→ **The problem**
Quote all of the data that follows exactly as written, skipping the images.

→ **Data segment**
* begin *
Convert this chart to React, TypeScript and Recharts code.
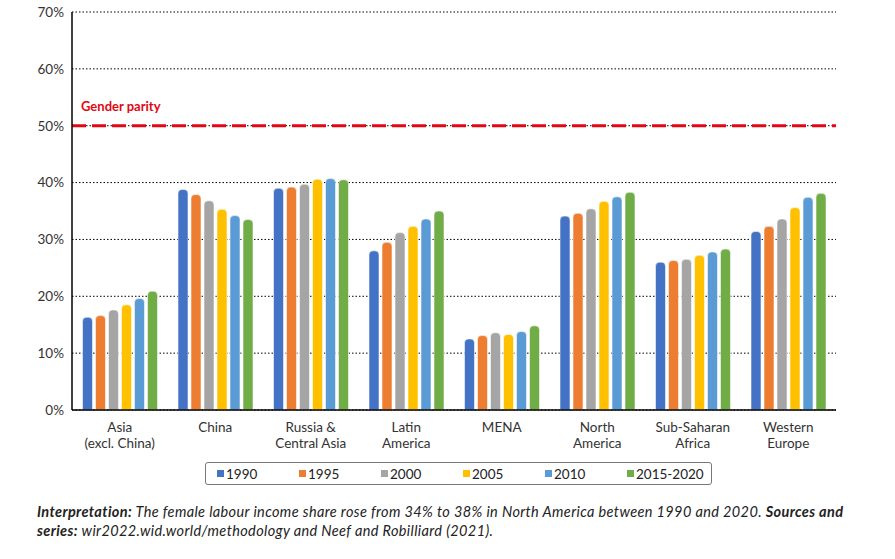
import React from "react";
import {
  BarChart,
  Bar,
  XAxis,
  YAxis,
  CartesianGrid,
  ReferenceLine,
  Legend,
} from "recharts";

const regions = [
  "Asia\n(excl. China)",
  "China",
  "Russia &\nCentral Asia",
  "Latin\nAmerica",
  "MENA",
  "North\nAmerica",
  "Sub-Saharan\nAfrica",
  "Western\nEurope",
];

const s1990 = [16.3, 38.8, 39.0, 28.0, 12.5, 34.1, 26.0, 31.4];
const s1995 = [16.6, 37.9, 39.2, 29.5, 13.1, 34.6, 26.3, 32.3];
const s2000 = [17.6, 36.8, 39.7, 31.2, 13.6, 35.4, 26.5, 33.6];
const s2005 = [18.5, 35.3, 40.6, 32.3, 13.3, 36.7, 27.2, 35.6];
const s2010 = [19.6, 34.2, 40.7, 33.6, 13.8, 37.5, 27.8, 37.4];
const s2015 = [20.9, 33.5, 40.5, 35.0, 14.8, 38.3, 28.3, 38.1];

const yTicks = [0, 10, 20, 30, 40, 50, 60, 70];

const seriesDefs = [
  { key: "y1990", name: "1990", color: "#4472C4", values: s1990 },
  { key: "y1995", name: "1995", color: "#ED7D31", values: s1995 },
  { key: "y2000", name: "2000", color: "#A5A5A5", values: s2000 },
  { key: "y2005", name: "2005", color: "#FFC000", values: s2005 },
  { key: "y2010", name: "2010", color: "#5B9BD5", values: s2010 },
  { key: "y2015", name: "2015-2020", color: "#70AD47", values: s2015 },
];

const data = regions.map((r, i) => {
  const row: Record<string, string | number> = { region: r };
  seriesDefs.forEach((s) => (row[s.key] = s.values[i]));
  return row;
});

const FONT = "Lato, 'Open Sans', sans-serif";

const RegionTick = (props: any) => {
  const { x, y, payload } = props;
  const lines = String(payload.value).split("\n");
  return (
    <text x={x} y={y} textAnchor="middle" fill="#333" fontSize={13.5} fontFamily={FONT}>
      {lines.map((l, i) => (
        <tspan key={i} x={x} dy={i === 0 ? 14 : 15.5}>
          {l}
        </tspan>
      ))}
    </text>
  );
};

const LegendBox = () => (
  <div
    style={{
      width: 507,
      height: 23,
      margin: "7px 0 0 205px",
      border: "1.5px solid #777",
      borderRadius: 3,
      display: "flex",
      alignItems: "center",
      fontFamily: FONT,
      fontSize: 13.5,
      color: "#222",
      boxSizing: "border-box",
      paddingLeft: 11,
    }}
  >
    {seriesDefs.map((s) => (
      <div key={s.key} style={{ display: "flex", alignItems: "center", width: 82 }}>
        <span style={{ width: 7, height: 7, background: s.color, display: "inline-block", marginRight: 2 }} />
        {s.name}
      </div>
    ))}
  </div>
);

export default function App() {
  return (
    <div style={{ position: "absolute", left: 0, top: 0, width: 895, height: 559, background: "#fff" }}>
      <BarChart
        width={895}
        height={490}
        data={data}
        margin={{ top: 12, right: 59, left: 0, bottom: 5 }}
        barGap={3}
        barCategoryGap="11%"
      >
        <CartesianGrid
          vertical={false}
          stroke="#000"
          strokeDasharray="1.5 2"
          strokeWidth={1}
        />
        <XAxis
          dataKey="region"
          interval={0}
          tickLine={false}
          axisLine={{ stroke: "#000", strokeWidth: 1.5 }}
          tick={<RegionTick />}
          height={45}
        />
        <YAxis
          domain={[0, 70]}
          ticks={yTicks}
          tickFormatter={(v) => `${v}%`}
          tickLine={false}
          axisLine={{ stroke: "#000", strokeWidth: 1.5 }}
          width={72}
          tick={{ fill: "#333", fontSize: 13.5, fontFamily: FONT }}
        />
        <ReferenceLine
          y={50}
          stroke="#E30613"
          strokeWidth={3}
          strokeDasharray="14 6"
          label={{
            value: "Gender parity",
            position: "insideTopLeft",
            fill: "#E30613",
            fontSize: 13,
            fontWeight: 700,
            fontFamily: FONT,
            dx: 4,
            dy: -29,
          }}
        />
        {seriesDefs.map((s) => (
          <Bar
            key={s.key}
            dataKey={s.key}
            name={s.name}
            fill={s.color}
            stroke="rgba(255,255,255,0.55)"
            strokeWidth={1}
            radius={[4, 4, 0, 0]}
            isAnimationActive={false}
          />
        ))}
        <Legend verticalAlign="bottom" content={<LegendBox />} />
      </BarChart>
      <div
        style={{
          position: "absolute",
          left: 37,
          top: 502,
          width: 830,
          fontFamily: FONT,
          fontStyle: "italic",
          fontSize: 14.5,
          letterSpacing: "0.37px",
          lineHeight: "19px",
          color: "#222",
          whiteSpace: "nowrap",
        }}
      >
        <b>Interpretation:</b> The female labour income share rose from 34% to 38% in North America between 1990 and 2020.{" "}
        <b>Sources and</b>
        <br />
        <b>series:</b> wir2022.wid.world/methodology and Neef and Robilliard (2021).
      </div>
    </div>
  );
}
* end *
→ **Exercise result**
Convert this chart to React, TypeScript and Recharts code.
import React from "react";
import {
  BarChart,
  Bar,
  XAxis,
  YAxis,
  CartesianGrid,
  ReferenceLine,
  Legend,
} from "recharts";

const regions = [
  "Asia\n(excl. China)",
  "China",
  "Russia &\nCentral Asia",
  "Latin\nAmerica",
  "MENA",
  "North\nAmerica",
  "Sub-Saharan\nAfrica",
  "Western\nEurope",
];

const s1990 = [16.3, 38.8, 39.0, 28.0, 12.5, 34.1, 26.0, 31.4];
const s1995 = [16.6, 37.9, 39.2, 29.5, 13.1, 34.6, 26.3, 32.3];
const s2000 = [17.6, 36.8, 39.7, 31.2, 13.6, 35.4, 26.5, 33.6];
const s2005 = [18.5, 35.3, 40.6, 32.3, 13.3, 36.7, 27.2, 35.6];
const s2010 = [19.6, 34.2, 40.7, 33.6, 13.8, 37.5, 27.8, 37.4];
const s2015 = [20.9, 33.5, 40.5, 35.0, 14.8, 38.3, 28.3, 38.1];

const yTicks = [0, 10, 20, 30, 40, 50, 60, 70];

const seriesDefs = [
  { key: "y1990", name: "1990", color: "#4472C4", values: s1990 },
  { key: "y1995", name: "1995", color: "#ED7D31", values: s1995 },
  { key: "y2000", name: "2000", color: "#A5A5A5", values: s2000 },
  { key: "y2005", name: "2005", color: "#FFC000", values: s2005 },
  { key: "y2010", name: "2010", color: "#5B9BD5", values: s2010 },
  { key: "y2015", name: "2015-2020", color: "#70AD47", values: s2015 },
];

const data = regions.map((r, i) => {
  const row: Record<string, string | number> = { region: r };
  seriesDefs.forEach((s) => (row[s.key] = s.values[i]));
  return row;
});

const FONT = "Lato, 'Open Sans', sans-serif";

const RegionTick = (props: any) => {
  const { x, y, payload } = props;
  const lines = String(payload.value).split("\n");
  return (
    <text x={x} y={y} textAnchor="middle" fill="#333" fontSize={13.5} fontFamily={FONT}>
      {lines.map((l, i) => (
        <tspan key={i} x={x} dy={i === 0 ? 14 : 15.5}>
          {l}
        </tspan>
      ))}
    </text>
  );
};

const LegendBox = () => (
  <div
    style={{
      width: 507,
      height: 23,
      margin: "7px 0 0 205px",
      border: "1.5px solid #777",
      borderRadius: 3,
      display: "flex",
      alignItems: "center",
      fontFamily: FONT,
      fontSize: 13.5,
      color: "#222",
      boxSizing: "border-box",
      paddingLeft: 11,
    }}
  >
    {seriesDefs.map((s) => (
      <div key={s.key} style={{ display: "flex", alignItems: "center", width: 82 }}>
        <span style={{ width: 7, height: 7, background: s.color, display: "inline-block", marginRight: 2 }} />
        {s.name}
      </div>
    ))}
  </div>
);

export default function App() {
  return (
    <div style={{ position: "absolute", left: 0, top: 0, width: 895, height: 559, background: "#fff" }}>
      <BarChart
        width={895}
        height={490}
        data={data}
        margin={{ top: 12, right: 59, left: 0, bottom: 5 }}
        barGap={3}
        barCategoryGap="11%"
      >
        <CartesianGrid
          vertical={false}
          stroke="#000"
          strokeDasharray="1.5 2"
          strokeWidth={1}
        />
        <XAxis
          dataKey="region"
          interval={0}
          tickLine={false}
          axisLine={{ stroke: "#000", strokeWidth: 1.5 }}
          tick={<RegionTick />}
          height={45}
        />
        <YAxis
          domain={[0, 70]}
          ticks={yTicks}
          tickFormatter={(v) => `${v}%`}
          tickLine={false}
          axisLine={{ stroke: "#000", strokeWidth: 1.5 }}
          width={72}
          tick={{ fill: "#333", fontSize: 13.5, fontFamily: FONT }}
        />
        <ReferenceLine
          y={50}
          stroke="#E30613"
          strokeWidth={3}
          strokeDasharray="14 6"
          label={{
            value: "Gender parity",
            position: "insideTopLeft",
            fill: "#E30613",
            fontSize: 13,
            fontWeight: 700,
            fontFamily: FONT,
            dx: 4,
            dy: -29,
          }}
        />
        {seriesDefs.map((s) => (
          <Bar
            key={s.key}
            dataKey={s.key}
            name={s.name}
            fill={s.color}
            stroke="rgba(255,255,255,0.55)"
            strokeWidth={1}
            radius={[4, 4, 0, 0]}
            isAnimationActive={false}
          />
        ))}
        <Legend verticalAlign="bottom" content={<LegendBox />} />
      </BarChart>
      <div
        style={{
          position: "absolute",
          left: 37,
          top: 502,
          width: 830,
          fontFamily: FONT,
          fontStyle: "italic",
          fontSize: 14.5,
          letterSpacing: "0.37px",
          lineHeight: "19px",
          color: "#222",
          whiteSpace: "nowrap",
        }}
      >
        <b>Interpretation:</b> The female labour income share rose from 34% to 38% in North America between 1990 and 2020.{" "}
        <b>Sources and</b>
        <br />
        <b>series:</b> wir2022.wid.world/methodology and Neef and Robilliard (2021).
      </div>
    </div>
  );
}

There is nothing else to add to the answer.